Syntactically, a DTD is a sequence of declarations, each of which has the form of a markup declaration as shown below:
<!keyword … >
The keyword can be any one of the following four keywords:
- ELEMENT – which defines a tag
- ATTLIST – which defines the attributes of a tag
- ENTITY – which defines an entity
- NOTATION – which defines data type notations
Declaring Elements
Each element declaration in a DTD specifies the structure of one category of elements. The declaration provides the element name along with the specification of the structure of that element.

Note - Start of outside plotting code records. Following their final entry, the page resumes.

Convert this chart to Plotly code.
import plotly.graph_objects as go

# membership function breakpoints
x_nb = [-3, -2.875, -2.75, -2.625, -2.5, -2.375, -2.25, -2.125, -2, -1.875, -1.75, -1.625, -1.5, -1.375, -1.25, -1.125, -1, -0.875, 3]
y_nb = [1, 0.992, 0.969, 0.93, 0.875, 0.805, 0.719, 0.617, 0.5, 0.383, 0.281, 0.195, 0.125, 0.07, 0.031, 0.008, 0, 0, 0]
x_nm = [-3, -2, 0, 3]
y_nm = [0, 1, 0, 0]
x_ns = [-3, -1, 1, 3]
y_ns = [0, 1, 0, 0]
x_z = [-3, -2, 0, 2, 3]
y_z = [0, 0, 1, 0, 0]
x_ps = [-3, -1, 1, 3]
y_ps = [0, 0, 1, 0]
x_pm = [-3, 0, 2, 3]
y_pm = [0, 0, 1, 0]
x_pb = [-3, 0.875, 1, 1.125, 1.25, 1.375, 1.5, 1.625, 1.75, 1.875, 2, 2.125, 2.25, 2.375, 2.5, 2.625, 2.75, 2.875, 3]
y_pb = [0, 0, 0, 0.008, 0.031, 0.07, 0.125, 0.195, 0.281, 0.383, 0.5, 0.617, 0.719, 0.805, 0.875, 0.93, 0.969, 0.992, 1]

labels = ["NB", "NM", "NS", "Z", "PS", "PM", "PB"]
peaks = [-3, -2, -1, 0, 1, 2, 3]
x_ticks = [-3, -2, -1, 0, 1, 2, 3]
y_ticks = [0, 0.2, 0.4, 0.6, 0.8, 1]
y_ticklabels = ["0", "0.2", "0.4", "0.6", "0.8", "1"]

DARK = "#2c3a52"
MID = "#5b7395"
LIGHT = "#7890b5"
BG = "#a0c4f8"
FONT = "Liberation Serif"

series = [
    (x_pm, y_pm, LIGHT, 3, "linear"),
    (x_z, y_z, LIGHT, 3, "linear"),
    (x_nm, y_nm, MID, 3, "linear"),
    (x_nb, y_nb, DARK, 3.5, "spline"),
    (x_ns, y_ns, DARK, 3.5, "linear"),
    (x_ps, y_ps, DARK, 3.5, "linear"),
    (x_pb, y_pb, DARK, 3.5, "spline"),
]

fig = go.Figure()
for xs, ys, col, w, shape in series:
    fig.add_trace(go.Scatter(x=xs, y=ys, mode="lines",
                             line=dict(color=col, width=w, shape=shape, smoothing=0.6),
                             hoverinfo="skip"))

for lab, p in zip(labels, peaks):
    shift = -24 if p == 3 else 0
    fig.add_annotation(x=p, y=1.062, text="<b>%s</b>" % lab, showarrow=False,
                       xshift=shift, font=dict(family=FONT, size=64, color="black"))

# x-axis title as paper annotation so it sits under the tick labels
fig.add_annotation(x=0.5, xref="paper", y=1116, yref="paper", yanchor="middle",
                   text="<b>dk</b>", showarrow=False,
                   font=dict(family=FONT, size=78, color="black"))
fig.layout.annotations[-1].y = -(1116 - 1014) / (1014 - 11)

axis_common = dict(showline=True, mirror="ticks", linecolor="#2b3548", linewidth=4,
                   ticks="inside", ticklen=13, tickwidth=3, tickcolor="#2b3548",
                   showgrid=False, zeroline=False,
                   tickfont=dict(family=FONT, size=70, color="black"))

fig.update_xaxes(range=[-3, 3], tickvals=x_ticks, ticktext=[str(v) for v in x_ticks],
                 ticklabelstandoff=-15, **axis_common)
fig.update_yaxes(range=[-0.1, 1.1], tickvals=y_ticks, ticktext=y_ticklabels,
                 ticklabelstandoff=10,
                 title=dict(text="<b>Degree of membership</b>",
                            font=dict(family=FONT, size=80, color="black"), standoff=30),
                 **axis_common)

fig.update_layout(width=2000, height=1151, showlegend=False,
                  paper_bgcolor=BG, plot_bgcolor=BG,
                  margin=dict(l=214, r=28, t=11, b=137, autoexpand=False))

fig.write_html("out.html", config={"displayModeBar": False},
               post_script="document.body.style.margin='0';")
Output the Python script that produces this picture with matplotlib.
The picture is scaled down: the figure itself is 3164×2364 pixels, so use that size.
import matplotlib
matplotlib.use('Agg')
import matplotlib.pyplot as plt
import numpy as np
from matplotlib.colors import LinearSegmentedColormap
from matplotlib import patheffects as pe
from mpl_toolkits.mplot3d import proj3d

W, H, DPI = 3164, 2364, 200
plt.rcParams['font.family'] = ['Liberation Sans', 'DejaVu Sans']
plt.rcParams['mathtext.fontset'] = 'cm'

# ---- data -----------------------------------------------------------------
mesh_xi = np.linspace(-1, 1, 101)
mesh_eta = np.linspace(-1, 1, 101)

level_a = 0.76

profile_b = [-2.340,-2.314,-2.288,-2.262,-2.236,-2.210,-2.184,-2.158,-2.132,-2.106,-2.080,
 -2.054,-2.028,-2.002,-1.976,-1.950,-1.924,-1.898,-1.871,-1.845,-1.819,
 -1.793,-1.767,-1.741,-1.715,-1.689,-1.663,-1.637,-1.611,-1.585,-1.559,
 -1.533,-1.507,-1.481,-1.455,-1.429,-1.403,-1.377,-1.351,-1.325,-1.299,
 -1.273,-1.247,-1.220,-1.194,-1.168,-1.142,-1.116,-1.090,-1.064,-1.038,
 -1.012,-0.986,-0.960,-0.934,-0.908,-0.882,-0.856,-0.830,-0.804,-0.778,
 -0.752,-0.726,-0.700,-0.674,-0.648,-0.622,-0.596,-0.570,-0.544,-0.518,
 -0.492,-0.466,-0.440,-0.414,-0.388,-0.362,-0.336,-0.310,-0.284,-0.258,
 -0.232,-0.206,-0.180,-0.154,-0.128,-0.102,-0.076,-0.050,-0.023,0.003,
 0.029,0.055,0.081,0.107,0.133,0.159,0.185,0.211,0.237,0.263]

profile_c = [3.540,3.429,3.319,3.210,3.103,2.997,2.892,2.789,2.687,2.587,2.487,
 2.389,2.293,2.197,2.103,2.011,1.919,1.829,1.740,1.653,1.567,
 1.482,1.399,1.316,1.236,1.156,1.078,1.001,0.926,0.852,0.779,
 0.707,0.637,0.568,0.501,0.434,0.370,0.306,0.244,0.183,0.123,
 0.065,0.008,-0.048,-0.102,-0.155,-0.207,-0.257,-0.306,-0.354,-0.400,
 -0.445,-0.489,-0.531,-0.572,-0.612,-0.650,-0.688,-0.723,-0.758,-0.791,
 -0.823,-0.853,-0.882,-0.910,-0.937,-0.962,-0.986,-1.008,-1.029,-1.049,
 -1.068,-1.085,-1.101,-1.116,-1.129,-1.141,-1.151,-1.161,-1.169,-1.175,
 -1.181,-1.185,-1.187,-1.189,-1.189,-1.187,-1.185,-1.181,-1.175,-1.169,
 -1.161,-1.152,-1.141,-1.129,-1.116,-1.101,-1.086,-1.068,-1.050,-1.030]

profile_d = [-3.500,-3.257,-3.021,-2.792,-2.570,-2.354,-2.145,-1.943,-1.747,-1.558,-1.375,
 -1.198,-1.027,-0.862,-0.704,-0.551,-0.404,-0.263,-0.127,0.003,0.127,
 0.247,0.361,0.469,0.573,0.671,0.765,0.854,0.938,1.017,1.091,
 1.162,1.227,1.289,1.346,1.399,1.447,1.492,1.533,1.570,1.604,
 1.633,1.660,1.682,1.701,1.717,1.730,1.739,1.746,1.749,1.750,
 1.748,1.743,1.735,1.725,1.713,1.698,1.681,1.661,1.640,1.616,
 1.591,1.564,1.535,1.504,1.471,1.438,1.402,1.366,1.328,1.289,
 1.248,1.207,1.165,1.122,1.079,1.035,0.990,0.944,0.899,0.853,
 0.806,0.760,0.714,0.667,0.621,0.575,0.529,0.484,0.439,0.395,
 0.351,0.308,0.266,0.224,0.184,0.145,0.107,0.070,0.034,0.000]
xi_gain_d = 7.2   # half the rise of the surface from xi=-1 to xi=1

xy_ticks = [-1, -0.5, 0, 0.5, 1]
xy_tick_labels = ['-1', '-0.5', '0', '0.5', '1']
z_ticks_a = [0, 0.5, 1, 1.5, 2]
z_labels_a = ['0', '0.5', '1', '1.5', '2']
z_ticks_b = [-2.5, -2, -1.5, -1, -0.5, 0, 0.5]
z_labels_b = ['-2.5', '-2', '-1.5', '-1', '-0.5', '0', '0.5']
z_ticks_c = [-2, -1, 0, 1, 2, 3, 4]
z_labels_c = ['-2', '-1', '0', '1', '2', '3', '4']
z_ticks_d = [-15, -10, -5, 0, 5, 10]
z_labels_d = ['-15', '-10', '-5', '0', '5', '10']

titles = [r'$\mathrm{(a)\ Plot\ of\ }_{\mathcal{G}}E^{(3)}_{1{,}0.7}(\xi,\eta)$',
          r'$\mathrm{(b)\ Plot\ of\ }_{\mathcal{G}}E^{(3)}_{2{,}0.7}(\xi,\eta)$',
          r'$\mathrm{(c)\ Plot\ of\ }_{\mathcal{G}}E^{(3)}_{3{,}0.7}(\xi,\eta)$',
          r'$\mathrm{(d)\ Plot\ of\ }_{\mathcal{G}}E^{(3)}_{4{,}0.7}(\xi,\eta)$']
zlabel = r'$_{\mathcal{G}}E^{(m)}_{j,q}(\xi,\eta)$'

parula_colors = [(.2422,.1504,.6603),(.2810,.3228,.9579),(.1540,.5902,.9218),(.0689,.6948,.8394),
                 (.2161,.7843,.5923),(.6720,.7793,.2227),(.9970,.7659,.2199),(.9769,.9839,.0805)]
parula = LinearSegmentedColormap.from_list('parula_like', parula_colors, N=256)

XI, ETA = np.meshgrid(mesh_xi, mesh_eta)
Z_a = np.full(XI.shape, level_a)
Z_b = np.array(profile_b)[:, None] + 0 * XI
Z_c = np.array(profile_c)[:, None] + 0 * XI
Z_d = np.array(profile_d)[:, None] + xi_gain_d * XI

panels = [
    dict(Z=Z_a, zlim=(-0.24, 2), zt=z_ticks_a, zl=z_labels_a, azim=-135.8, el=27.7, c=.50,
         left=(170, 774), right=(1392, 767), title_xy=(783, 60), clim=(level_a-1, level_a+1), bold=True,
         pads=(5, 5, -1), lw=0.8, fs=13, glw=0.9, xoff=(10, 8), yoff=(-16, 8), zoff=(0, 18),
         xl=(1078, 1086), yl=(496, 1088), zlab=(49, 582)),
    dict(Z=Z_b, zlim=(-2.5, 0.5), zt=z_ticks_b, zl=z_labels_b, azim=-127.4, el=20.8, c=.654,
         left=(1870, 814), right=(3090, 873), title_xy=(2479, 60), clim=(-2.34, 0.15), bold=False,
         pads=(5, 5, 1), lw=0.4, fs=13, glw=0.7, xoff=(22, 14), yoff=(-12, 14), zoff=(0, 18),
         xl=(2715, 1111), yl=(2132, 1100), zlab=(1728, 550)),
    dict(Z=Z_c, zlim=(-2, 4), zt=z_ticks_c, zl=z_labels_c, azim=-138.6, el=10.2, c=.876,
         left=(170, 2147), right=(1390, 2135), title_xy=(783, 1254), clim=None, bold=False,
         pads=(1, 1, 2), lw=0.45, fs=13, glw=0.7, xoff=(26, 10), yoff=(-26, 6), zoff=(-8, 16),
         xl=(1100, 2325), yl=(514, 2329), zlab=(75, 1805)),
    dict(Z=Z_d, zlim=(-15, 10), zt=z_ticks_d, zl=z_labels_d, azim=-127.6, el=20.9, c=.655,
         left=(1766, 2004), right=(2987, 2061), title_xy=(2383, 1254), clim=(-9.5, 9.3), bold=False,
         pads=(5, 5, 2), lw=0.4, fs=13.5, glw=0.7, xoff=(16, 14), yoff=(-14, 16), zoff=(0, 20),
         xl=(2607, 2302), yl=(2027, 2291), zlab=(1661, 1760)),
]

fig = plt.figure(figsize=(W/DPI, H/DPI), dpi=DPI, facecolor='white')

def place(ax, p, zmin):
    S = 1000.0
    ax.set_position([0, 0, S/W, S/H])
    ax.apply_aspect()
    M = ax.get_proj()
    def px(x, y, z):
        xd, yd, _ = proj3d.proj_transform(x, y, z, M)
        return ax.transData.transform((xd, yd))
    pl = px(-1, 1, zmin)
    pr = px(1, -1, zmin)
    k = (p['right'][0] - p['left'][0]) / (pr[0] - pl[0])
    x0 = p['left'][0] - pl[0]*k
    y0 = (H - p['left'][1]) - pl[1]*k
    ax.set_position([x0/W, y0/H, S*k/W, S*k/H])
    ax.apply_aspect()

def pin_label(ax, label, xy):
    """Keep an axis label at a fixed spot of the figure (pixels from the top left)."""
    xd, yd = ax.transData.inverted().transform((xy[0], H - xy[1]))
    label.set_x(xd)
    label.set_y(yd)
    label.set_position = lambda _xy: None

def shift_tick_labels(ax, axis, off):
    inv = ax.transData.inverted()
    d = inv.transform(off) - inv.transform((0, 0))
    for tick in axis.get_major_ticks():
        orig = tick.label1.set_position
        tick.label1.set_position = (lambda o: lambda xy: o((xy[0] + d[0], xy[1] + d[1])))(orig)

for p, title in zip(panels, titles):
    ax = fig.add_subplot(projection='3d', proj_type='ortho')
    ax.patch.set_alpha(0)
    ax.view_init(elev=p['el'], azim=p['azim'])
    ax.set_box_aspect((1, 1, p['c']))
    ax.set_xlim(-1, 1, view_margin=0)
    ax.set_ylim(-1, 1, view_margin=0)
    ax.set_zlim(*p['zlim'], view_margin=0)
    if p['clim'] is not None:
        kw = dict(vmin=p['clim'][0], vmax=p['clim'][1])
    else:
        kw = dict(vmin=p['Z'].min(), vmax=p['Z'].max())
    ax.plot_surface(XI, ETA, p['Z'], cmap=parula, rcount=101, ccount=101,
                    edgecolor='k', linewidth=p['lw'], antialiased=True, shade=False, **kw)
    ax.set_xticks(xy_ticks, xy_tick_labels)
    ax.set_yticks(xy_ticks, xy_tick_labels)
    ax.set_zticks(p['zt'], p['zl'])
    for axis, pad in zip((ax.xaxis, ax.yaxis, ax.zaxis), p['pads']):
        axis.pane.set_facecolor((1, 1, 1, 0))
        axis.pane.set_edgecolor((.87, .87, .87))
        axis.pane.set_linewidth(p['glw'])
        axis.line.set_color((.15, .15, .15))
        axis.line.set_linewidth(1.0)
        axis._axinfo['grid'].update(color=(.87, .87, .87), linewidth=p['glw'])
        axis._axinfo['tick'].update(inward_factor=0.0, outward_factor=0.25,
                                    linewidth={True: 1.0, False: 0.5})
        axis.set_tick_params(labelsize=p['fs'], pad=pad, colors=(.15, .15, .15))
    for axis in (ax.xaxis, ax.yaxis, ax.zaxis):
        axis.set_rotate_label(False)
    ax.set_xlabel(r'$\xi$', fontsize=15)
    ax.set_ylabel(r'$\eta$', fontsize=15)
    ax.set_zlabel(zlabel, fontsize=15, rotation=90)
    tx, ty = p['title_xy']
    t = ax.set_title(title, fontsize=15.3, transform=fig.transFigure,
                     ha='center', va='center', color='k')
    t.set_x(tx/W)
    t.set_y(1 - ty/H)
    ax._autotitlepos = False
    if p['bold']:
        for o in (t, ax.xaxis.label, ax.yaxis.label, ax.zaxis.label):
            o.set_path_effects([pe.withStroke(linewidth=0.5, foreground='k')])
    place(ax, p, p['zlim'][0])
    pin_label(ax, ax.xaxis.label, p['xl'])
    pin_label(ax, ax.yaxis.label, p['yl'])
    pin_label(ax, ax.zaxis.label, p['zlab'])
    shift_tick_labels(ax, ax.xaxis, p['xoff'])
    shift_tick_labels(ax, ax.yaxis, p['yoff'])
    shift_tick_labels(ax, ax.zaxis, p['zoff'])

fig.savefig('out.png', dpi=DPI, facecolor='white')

An XML document can be thought of as a tree. An element is an internal node or a leaf node in the tree. The form of an element declaration for elements that contain other elements is as shown below:
<!ELEMENT element_name (list of names of child elements)>
For example, the declaration of a student element can be created as shown below:
<!ELEMENT student (name, regdno, branch, section)>
Multiple occurrences of the child elements can be specified using the child element specification modifiers which are given below:
For example, consider the modified declaration of the above student element:
<!ELEMENT student (name, regdno, branch, section?, email*)>
In the above example declaration, section element can occur zero or one time and email element can occur zero or many times.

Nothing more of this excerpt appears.